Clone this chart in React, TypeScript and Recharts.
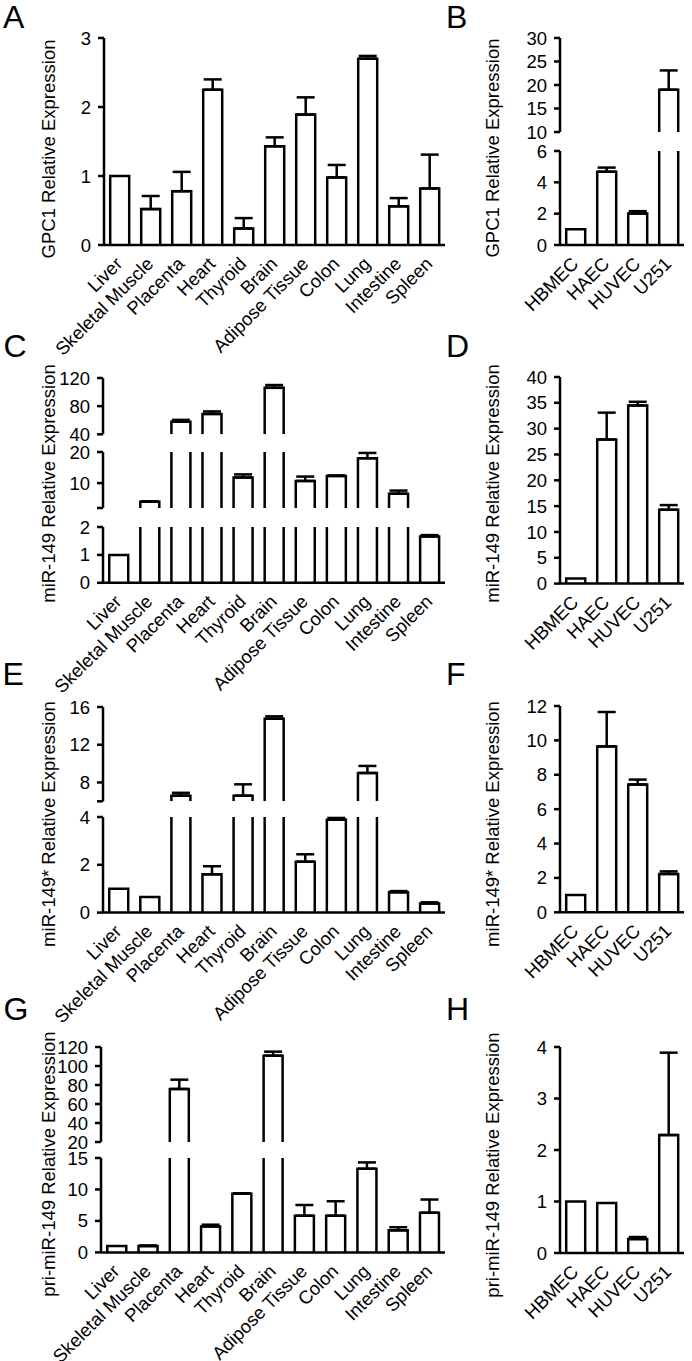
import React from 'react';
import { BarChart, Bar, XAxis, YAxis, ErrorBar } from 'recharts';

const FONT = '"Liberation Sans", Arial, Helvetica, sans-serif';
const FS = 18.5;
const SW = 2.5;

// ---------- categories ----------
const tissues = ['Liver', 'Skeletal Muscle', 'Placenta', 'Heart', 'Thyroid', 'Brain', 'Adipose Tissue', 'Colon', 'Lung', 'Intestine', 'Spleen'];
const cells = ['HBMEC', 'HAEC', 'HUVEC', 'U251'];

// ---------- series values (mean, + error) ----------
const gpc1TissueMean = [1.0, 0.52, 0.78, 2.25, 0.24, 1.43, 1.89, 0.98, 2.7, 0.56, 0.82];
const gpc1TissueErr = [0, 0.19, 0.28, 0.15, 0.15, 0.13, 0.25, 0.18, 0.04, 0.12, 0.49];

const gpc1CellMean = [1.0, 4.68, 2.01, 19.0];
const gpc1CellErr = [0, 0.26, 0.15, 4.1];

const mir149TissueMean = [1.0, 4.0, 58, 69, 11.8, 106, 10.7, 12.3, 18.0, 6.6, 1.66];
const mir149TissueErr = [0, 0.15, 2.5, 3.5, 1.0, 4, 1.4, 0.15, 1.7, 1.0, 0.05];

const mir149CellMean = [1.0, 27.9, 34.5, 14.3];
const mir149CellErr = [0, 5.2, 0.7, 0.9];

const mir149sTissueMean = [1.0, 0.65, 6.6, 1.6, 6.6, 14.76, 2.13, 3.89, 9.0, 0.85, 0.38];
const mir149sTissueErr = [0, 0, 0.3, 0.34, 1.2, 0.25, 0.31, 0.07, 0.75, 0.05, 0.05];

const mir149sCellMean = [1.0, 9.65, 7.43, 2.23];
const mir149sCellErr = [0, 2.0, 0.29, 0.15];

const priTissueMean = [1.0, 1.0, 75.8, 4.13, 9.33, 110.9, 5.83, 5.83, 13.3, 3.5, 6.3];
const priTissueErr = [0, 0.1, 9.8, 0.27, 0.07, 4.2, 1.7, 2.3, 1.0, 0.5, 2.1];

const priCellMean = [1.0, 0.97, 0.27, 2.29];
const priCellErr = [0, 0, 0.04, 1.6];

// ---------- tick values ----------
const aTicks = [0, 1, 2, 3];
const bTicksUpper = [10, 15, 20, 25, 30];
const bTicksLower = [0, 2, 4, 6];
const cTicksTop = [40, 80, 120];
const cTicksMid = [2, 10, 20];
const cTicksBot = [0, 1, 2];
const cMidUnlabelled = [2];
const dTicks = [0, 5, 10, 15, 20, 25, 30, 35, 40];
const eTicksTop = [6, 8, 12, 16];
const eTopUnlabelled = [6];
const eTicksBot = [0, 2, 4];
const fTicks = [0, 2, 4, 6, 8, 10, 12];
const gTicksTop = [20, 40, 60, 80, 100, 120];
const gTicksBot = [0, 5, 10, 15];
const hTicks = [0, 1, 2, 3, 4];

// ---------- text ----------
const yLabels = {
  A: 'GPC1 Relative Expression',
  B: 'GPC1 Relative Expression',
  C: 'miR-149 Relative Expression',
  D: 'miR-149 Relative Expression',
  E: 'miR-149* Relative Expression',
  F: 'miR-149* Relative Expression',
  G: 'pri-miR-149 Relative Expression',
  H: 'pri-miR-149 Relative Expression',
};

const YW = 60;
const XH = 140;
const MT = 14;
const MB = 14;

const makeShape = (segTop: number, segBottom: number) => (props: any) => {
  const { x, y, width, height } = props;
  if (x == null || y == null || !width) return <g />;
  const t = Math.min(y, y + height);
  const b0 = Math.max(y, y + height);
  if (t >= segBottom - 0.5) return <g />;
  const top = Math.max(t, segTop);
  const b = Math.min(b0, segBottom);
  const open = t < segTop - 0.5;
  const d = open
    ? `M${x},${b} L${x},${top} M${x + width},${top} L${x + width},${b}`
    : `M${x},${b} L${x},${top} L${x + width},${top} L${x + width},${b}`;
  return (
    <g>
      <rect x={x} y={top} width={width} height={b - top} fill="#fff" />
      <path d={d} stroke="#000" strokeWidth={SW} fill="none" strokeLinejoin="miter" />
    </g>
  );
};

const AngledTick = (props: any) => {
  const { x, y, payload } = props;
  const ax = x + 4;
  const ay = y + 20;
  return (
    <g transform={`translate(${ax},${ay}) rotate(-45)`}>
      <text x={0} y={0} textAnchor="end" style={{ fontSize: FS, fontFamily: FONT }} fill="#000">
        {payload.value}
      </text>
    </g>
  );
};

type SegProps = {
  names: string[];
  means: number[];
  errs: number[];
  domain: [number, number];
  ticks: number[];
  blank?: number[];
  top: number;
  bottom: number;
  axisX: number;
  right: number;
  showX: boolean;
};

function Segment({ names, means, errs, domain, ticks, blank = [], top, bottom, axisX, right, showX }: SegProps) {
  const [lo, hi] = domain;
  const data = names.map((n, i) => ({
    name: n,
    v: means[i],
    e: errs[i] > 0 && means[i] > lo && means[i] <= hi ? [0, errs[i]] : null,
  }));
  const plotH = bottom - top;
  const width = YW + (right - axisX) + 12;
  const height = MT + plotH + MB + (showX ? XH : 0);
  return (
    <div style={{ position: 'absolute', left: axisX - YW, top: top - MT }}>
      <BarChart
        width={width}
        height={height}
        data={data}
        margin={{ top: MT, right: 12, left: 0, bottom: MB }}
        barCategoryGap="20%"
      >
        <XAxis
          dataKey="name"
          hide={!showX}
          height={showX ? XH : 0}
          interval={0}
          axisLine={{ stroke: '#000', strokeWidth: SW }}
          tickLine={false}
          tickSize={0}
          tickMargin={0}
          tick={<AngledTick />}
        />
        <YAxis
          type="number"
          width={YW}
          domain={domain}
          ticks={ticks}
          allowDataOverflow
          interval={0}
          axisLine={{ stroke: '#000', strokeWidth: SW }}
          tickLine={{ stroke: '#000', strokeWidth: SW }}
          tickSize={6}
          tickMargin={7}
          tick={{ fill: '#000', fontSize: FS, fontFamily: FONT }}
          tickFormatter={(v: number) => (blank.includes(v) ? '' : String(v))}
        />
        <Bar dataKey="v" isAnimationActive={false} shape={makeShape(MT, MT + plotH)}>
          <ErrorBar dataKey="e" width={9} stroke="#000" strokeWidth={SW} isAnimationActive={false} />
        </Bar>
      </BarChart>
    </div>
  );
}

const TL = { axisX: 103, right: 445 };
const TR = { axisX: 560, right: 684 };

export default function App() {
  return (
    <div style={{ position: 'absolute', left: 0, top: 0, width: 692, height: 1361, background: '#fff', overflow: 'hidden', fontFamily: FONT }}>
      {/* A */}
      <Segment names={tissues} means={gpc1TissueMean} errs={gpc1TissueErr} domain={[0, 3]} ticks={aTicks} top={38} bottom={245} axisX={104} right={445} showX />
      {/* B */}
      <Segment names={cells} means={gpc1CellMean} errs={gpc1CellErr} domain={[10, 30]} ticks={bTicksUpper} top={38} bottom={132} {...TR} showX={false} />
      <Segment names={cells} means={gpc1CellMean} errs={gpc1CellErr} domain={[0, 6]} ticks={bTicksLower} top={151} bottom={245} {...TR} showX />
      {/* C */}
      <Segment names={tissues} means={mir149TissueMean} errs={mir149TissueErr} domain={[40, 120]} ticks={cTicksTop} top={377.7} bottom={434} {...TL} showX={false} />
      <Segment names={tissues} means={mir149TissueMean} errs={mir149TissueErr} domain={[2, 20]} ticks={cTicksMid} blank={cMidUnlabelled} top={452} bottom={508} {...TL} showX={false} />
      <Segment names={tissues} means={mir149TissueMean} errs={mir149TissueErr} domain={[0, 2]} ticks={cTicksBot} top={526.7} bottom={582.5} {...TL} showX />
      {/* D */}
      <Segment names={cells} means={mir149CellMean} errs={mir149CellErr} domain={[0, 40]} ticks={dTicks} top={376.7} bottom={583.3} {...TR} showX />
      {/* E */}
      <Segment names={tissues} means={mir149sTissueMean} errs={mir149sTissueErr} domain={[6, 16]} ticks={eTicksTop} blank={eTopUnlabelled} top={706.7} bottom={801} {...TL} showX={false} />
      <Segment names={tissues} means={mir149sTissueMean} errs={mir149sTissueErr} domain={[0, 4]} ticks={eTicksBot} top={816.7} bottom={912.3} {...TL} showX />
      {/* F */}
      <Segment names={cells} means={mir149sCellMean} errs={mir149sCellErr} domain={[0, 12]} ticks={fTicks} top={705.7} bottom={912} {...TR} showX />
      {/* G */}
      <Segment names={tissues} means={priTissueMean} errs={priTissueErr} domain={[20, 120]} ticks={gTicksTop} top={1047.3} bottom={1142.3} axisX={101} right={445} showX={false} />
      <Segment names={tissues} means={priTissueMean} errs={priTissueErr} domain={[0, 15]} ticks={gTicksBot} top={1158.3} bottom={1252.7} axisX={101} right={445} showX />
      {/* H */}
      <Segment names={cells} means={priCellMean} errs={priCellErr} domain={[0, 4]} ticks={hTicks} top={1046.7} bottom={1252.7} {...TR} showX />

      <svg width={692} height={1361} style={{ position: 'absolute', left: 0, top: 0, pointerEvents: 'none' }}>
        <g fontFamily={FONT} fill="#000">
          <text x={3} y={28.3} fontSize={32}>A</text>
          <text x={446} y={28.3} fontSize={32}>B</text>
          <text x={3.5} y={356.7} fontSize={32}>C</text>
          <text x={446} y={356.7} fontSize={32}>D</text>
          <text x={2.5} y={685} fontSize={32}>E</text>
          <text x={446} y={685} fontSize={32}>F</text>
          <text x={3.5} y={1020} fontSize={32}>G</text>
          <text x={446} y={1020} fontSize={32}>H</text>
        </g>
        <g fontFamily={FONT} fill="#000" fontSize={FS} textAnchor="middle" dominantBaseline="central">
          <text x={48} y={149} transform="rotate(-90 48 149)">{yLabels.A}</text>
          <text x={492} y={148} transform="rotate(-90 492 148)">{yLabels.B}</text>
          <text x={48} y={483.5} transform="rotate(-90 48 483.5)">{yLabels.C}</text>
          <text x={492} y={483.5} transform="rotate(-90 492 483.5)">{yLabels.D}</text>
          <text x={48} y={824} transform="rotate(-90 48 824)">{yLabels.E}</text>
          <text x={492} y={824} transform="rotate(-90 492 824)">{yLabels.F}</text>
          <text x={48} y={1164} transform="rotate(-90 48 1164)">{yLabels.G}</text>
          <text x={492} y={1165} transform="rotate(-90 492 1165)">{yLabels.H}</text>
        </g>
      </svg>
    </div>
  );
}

*****

> [TASK BRIEF]:
Leave out any pictures, please, and quote only the lines from the top of the data through the line that contains "1.7, 1.0, 0.05];".

> [ANSWER FOR THIS EXERCISE]:
Clone this chart in React, TypeScript and Recharts.
import React from 'react';
import { BarChart, Bar, XAxis, YAxis, ErrorBar } from 'recharts';

const FONT = '"Liberation Sans", Arial, Helvetica, sans-serif';
const FS = 18.5;
const SW = 2.5;

// ---------- categories ----------
const tissues = ['Liver', 'Skeletal Muscle', 'Placenta', 'Heart', 'Thyroid', 'Brain', 'Adipose Tissue', 'Colon', 'Lung', 'Intestine', 'Spleen'];
const cells = ['HBMEC', 'HAEC', 'HUVEC', 'U251'];

// ---------- series values (mean, + error) ----------
const gpc1TissueMean = [1.0, 0.52, 0.78, 2.25, 0.24, 1.43, 1.89, 0.98, 2.7, 0.56, 0.82];
const gpc1TissueErr = [0, 0.19, 0.28, 0.15, 0.15, 0.13, 0.25, 0.18, 0.04, 0.12, 0.49];

const gpc1CellMean = [1.0, 4.68, 2.01, 19.0];
const gpc1CellErr = [0, 0.26, 0.15, 4.1];

const mir149TissueMean = [1.0, 4.0, 58, 69, 11.8, 106, 10.7, 12.3, 18.0, 6.6, 1.66];
const mir149TissueErr = [0, 0.15, 2.5, 3.5, 1.0, 4, 1.4, 0.15, 1.7, 1.0, 0.05];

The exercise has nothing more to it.